Essays on the Gita -Sri Aurobindo
First Series : Chapter 1
Our Demand and Need from the Gita
THE WORLD abounds with scriptures sacred and profane, with revelations and half-revelations, with religions and philosophies, sects and schools and systems. To these the many minds of a half-ripe knowledge or no knowledge at all attach themselves with exclusiveness and passion and will have it that this or the other book is alone the eternal Word of God and all others are either impostures or at best imperfectly inspired, that this or that philosophy is the last word of the reasoning intellect and other systems are either errors or saved only by such partial truth in them as links them to the one true philosophical cult. Even the discoveries of physical Science have been elevated into a creed and in its name religion and spirituality banned as ignorance and superstition, philosophy as frippery and moonshine.
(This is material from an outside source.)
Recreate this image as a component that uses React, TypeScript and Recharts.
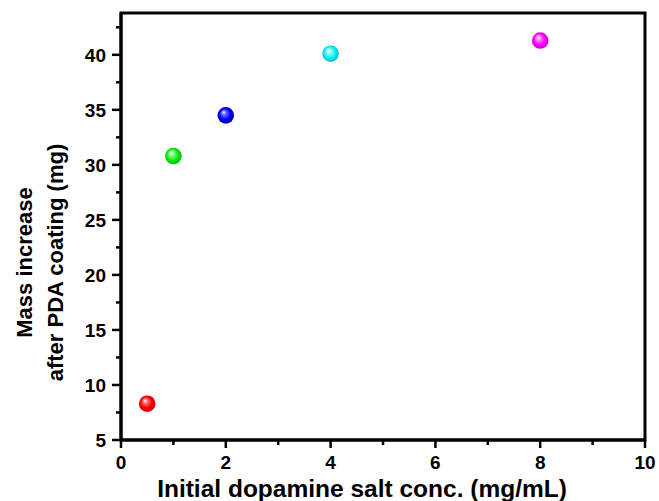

And to these bigoted exclusions and vain wranglings even the wise have often lent themselves, misled by some spirit of darkness that has mingled with their light and overshadowed it with some cloud of intellectual egoism or spiritual pride. Mankind seems now indeed inclined to grow a little modester and wiser; we no longer slay our fellows in the name of God's truth or because they have minds differently trained or differently constituted from ours; we are less ready to curse and revile our neighbour because he is wicked or presumptuous enough to differ from us in opinion; we are ready even to admit that Truth is everywhere and cannot be our sole monopoly; we are beginning to look at other religions and philosophies for the truth and help they contain and no longer merely in order to damn them as false or criticise what we conceive to be their errors. But we are still apt to declare that our truth gives us the supreme knowledge which other religions or philosophies have missed or only imperfectly grasped so that they deal either with subsidiary and inferior aspects of the truth of things or can merely prepare less evolved minds for the heights to which we have arrived.